FMB: There has been inquiry commissions but they are all set up by the government and they are headed by military intelligence – the same military that is abducting people so obviously they won’t find anything. That is why Baloch keep on asking for international independent observes. So, if Baloch organisations working within the Baloch movement approach you and ask you to send a fact finding mission to Balochistan. Would you help?

JF: Yes, we could look into it. We could see but a fact finding mission sometime is possible and sometimes it is impossible. There are no go zones and possibility to endangering people by sending a fact finding mission. We have also had that. We tried to setup a fact finding mission and then we realised that when the fact finding mission goes then it leaves but the people stay on the ground exposed to the government authorities.

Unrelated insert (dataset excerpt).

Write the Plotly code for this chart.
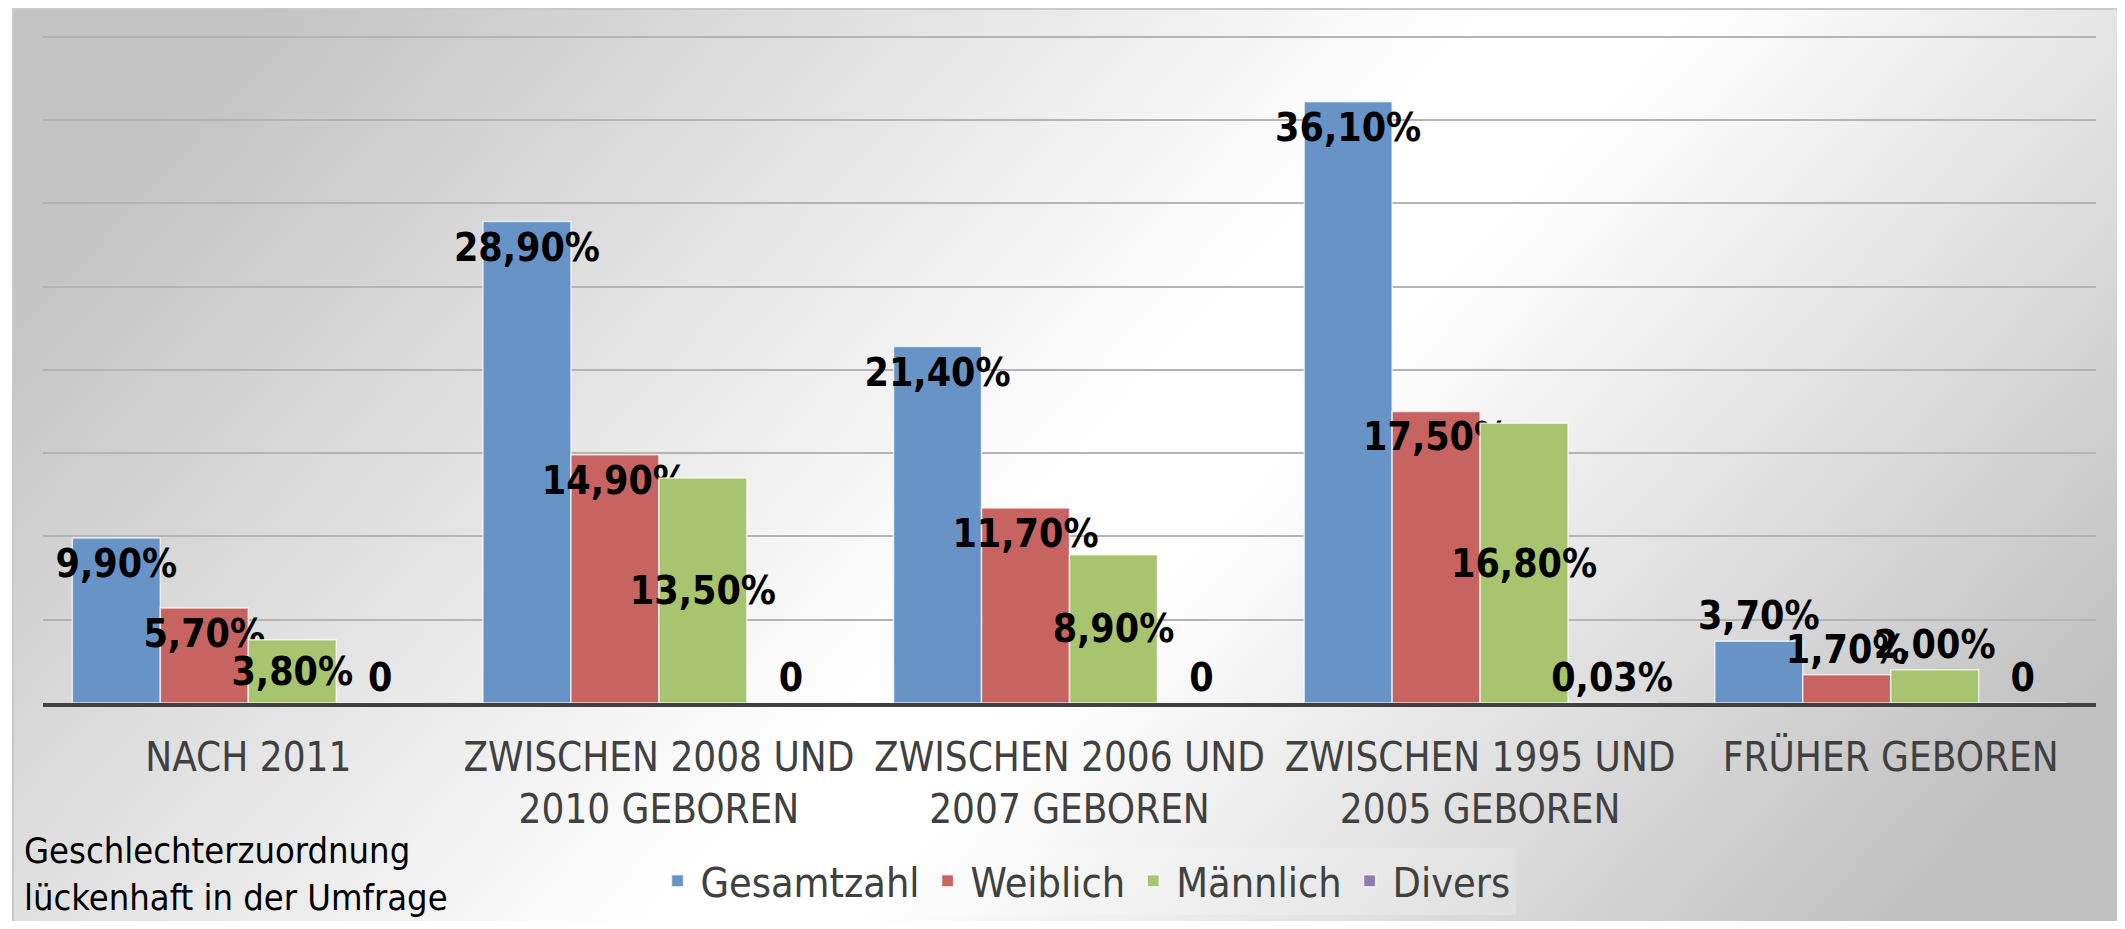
import base64
import plotly.graph_objects as go

categories = [
    "NACH 2011",
    "ZWISCHEN 2008 UND<br>2010 GEBOREN",
    "ZWISCHEN 2006 UND<br>2007 GEBOREN",
    "ZWISCHEN 1995 UND<br>2005 GEBOREN",
    "FRÜHER GEBOREN",
]
series_names = ["Gesamtzahl", "Weiblich", "Männlich", "Divers"]
gesamtzahl = [9.9, 28.9, 21.4, 36.1, 3.7]
weiblich = [5.7, 14.9, 11.7, 17.5, 1.7]
maennlich = [3.8, 13.5, 8.9, 16.8, 2.0]
divers = [0, 0, 0, 0.03, 0]
note_text = "Geschlechterzuordnung<br>lückenhaft in der Umfrage"

colors = ["#6793C7", "#C76462", "#A8C46E", "#8F7AB2"]
FONT = "DejaVu Sans Condensed, DejaVu Sans, sans-serif"


def fmt(v):
    if v == 0:
        return "0"
    return f"{v:.2f}".replace(".", ",") + "%"


positions = [
    ["inside", "inside", "inside", "inside", "outside"],
    ["inside", "inside", "inside", "inside", "outside"],
    ["inside", "inside", "inside", "inside", "outside"],
    ["outside"] * 5,
]
anchors = ["end", "end", "middle", "end"]

fig = go.Figure()
for name, vals, col, pos, anc in zip(series_names, [gesamtzahl, weiblich, maennlich, divers], colors, positions, anchors):
    fig.add_trace(go.Bar(
        name=name,
        x=categories,
        y=vals,
        text=[fmt(v) for v in vals],
        textposition=pos,
        insidetextanchor=anc,
        textangle=0,
        constraintext="none",
        cliponaxis=False,
        textfont=dict(family=FONT, size=39, color="black", weight="bold"),
        marker=dict(color=col, line=dict(color="rgba(255,255,255,0.7)", width=1.5)),
        hoverinfo="skip",
    ))

# the page body has an 8px margin: work in page coordinates, convert to figure coordinates
OFF = 8
W, H = 2125 - 2 * OFF, 929 - 2 * OFF
plot_left, plot_right, plot_top, plot_base = 43, 2096, 35, 703
L = plot_left - OFF
R = (OFF + W) - plot_right
T = plot_top - OFF
B = (OFF + H) - plot_base
pw, ph = W - L - R, H - T - B


def px(xp):
    return (xp - plot_left) / pw


def py(yp):
    return (plot_base - yp) / ph


svg = (
    "<svg xmlns='http://www.w3.org/2000/svg' width='2113' height='922' preserveAspectRatio='none'>"
    "<defs><linearGradient id='g' x1='0' y1='0.3' x2='1' y2='0.7'>"
    "<stop offset='0' stop-color='#c3c3c3'/>"
    "<stop offset='0.5' stop-color='#ffffff'/>"
    "<stop offset='0.58' stop-color='#ffffff'/>"
    "<stop offset='1' stop-color='#c1c1c1'/>"
    "</linearGradient></defs>"
    "<rect x='0' y='0' width='2113' height='922' fill='url(#g)'/>"
    "<rect x='1' y='1' width='2111' height='920' fill='none' stroke='#c9c9c9' stroke-width='2'/>"
    "</svg>"
)
src = "data:image/svg+xml;base64," + base64.b64encode(svg.encode()).decode()

fig.update_layout(
    width=W, height=H,
    margin=dict(l=L, r=R, t=T, b=B, autoexpand=False),
    paper_bgcolor="white",
    plot_bgcolor="rgba(0,0,0,0)",
    barmode="group",
    bargap=0.143,
    bargroupgap=0,
    font=dict(family=FONT, color="#404040"),
    showlegend=True,
    legend=dict(
        orientation="h",
        x=px(1085), xanchor="center",
        y=py(881), yanchor="middle",
        font=dict(family=FONT, size=41, color="#404040"),
        bgcolor="rgba(255,255,255,0.2)",
        traceorder="normal",
        itemwidth=36,
    ),
    images=[dict(
        source=src, xref="paper", yref="paper",
        x=px(12), y=py(OFF),
        sizex=(2125 + 4 - 12) / pw, sizey=(926 - OFF) / ph,
        xanchor="left", yanchor="top", sizing="stretch", layer="below",
    )],
    annotations=[dict(
        text=note_text, xref="paper", yref="paper",
        x=px(22), y=py(874),
        xanchor="left", yanchor="middle", align="left", showarrow=False,
        font=dict(family=FONT, size=36, color="black"),
    )],
)
fig.update_xaxes(
    showline=True, linecolor="#404040", linewidth=4,
    showgrid=False, ticks="", tickfont=dict(family=FONT, size=40, color="#404040"),
    ticklabelstandoff=16,
)
fig.update_yaxes(
    range=[0, 40.1], dtick=5, showticklabels=False, showgrid=True,
    gridcolor="#b4b4b4", gridwidth=1.5, zeroline=False,
)

fig.write_html("out.html")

I mean all these questions there is one factor who can judge what is possible and what needed. It is the movement itself because you [Baloch movement] know the situation in ground. Is it possible to send a fact finding mission in reasonable conditions? First of all can it work and secondly is minimum of security possible? Yes, then we can send a fact finding mission.

FMB: Well, they [fact finding mission] will have no security issues from the movement but nobody can guarantee the government. They I think will try to harm any foreign mission to defame the Baloch movement and stop them from exposing state crime there.

JF: I know and that is one of the problems. I think you should discuss within you movement and see what are the needs, what are kind of requirements and then once you said this is what we need or this we think is possible then you can start a discussion. As long as you don’t believe that the International Criminal Court is going to solve your problem … he laughs.